WORK TO DO:
Copy out the lines of the records below, and only those lines, from the one with "Rebuild this chart" through the one with "XAxis, YAxis, Legend", exactly as they appear.

------ DATASET EXTRACT

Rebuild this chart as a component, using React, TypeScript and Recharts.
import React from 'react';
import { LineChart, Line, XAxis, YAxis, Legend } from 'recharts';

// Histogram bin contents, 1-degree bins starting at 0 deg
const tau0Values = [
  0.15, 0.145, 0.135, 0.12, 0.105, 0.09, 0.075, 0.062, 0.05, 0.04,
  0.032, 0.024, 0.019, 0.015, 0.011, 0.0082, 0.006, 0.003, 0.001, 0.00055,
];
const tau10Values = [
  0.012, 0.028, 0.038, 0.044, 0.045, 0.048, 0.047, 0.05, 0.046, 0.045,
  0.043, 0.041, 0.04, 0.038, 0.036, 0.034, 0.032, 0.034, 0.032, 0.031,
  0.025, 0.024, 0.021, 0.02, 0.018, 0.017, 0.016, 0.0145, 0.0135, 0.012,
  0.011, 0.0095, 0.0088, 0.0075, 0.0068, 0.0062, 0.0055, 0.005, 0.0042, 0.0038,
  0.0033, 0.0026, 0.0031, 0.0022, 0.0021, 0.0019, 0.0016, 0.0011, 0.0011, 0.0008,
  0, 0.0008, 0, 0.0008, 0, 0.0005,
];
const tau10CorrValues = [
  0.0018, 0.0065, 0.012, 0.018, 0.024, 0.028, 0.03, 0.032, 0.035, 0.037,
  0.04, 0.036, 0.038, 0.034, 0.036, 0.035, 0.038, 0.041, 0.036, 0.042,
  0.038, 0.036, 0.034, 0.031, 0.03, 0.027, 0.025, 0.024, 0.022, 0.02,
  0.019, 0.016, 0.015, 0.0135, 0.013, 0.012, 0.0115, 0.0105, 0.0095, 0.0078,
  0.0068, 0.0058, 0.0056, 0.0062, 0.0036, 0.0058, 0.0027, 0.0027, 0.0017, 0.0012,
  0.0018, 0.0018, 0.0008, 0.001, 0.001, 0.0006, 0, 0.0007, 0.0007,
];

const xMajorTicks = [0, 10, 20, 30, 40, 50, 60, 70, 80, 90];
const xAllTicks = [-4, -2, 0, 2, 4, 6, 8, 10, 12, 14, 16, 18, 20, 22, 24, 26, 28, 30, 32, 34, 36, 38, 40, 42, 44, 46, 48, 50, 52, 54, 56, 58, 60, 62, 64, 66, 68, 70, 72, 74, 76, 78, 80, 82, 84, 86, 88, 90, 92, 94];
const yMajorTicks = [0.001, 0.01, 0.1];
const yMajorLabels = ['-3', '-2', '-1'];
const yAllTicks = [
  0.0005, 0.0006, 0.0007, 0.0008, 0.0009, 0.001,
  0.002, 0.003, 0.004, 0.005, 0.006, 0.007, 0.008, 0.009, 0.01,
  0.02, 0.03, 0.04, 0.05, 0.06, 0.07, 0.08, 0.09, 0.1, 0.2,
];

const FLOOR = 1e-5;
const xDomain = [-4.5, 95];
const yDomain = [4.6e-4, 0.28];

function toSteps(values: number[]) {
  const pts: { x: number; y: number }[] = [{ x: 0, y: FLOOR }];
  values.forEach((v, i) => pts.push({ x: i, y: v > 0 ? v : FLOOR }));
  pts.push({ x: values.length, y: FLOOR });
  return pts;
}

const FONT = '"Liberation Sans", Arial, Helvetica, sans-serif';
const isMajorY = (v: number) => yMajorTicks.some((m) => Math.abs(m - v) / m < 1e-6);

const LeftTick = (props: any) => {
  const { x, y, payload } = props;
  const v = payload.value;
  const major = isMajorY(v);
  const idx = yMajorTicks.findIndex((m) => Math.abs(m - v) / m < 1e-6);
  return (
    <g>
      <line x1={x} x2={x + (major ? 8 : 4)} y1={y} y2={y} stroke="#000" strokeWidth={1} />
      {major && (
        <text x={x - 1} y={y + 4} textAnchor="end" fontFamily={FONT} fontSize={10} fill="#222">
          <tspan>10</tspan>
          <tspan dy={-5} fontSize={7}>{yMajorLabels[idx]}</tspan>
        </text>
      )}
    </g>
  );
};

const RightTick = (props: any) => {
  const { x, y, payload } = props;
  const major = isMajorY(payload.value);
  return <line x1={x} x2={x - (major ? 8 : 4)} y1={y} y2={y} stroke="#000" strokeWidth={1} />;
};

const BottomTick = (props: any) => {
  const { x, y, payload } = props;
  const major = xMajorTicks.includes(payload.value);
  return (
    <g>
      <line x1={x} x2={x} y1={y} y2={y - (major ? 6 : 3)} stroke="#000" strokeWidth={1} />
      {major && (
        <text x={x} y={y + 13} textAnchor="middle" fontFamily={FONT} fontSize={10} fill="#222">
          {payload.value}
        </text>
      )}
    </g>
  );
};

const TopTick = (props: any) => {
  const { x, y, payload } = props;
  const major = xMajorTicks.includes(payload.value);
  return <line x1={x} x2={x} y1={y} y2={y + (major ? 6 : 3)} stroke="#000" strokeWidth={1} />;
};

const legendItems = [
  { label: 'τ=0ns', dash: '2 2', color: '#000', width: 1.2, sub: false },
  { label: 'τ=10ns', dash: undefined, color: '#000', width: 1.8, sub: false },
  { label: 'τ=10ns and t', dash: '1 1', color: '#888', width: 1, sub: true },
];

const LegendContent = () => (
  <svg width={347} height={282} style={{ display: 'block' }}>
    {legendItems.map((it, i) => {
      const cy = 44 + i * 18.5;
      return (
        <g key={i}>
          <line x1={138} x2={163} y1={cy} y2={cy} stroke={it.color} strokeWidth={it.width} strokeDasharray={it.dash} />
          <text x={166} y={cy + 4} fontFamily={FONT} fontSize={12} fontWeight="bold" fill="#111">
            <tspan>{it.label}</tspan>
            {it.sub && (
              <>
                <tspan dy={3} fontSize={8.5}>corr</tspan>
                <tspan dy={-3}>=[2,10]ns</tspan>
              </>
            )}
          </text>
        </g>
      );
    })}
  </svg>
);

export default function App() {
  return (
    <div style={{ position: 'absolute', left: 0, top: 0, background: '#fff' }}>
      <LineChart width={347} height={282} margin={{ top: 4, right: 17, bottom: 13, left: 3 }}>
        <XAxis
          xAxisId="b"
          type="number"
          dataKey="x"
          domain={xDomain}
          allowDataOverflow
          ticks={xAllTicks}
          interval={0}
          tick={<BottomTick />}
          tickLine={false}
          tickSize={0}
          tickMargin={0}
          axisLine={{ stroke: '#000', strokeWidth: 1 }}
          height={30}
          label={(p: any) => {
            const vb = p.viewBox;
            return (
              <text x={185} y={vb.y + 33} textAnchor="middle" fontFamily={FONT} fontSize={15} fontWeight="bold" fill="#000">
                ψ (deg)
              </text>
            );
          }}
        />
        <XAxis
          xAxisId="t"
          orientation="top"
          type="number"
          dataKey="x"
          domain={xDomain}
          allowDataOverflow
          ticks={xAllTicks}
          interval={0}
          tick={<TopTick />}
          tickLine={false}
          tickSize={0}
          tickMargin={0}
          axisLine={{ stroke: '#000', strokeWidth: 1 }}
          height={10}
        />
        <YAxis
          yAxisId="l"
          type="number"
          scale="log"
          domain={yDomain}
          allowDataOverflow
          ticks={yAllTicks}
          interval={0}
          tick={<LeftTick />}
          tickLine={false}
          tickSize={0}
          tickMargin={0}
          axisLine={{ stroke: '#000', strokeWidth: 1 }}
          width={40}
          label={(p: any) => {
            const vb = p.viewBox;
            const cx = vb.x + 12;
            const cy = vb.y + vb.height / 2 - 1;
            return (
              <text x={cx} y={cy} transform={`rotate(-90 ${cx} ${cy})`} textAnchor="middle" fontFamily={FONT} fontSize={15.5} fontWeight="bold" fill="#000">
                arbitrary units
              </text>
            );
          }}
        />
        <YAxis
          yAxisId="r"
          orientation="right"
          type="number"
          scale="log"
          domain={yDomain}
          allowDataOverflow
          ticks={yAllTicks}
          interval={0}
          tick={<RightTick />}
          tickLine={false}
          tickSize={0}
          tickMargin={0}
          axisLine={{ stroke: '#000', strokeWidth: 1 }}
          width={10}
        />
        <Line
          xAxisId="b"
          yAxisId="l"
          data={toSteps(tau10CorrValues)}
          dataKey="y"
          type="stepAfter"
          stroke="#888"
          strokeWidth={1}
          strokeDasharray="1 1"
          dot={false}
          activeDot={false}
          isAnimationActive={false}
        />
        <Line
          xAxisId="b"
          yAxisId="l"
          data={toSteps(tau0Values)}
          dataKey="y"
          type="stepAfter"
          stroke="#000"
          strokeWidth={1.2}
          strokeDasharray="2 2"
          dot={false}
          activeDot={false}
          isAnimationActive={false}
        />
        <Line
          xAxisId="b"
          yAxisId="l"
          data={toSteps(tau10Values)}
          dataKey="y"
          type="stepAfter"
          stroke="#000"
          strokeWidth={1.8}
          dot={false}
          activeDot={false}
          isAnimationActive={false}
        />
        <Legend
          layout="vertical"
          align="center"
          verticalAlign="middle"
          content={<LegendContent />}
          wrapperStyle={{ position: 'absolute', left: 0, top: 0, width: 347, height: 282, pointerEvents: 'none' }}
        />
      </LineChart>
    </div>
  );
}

------------
------ DATASET EXTRACT

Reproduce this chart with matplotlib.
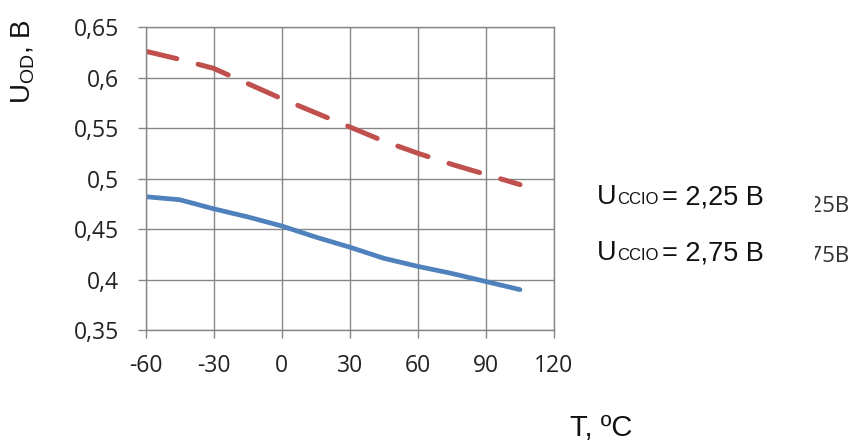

------------

THE SOLUTION:
Rebuild this chart as a component, using React, TypeScript and Recharts.
import React from 'react';
import { LineChart, Line, XAxis, YAxis, Legend } from 'recharts';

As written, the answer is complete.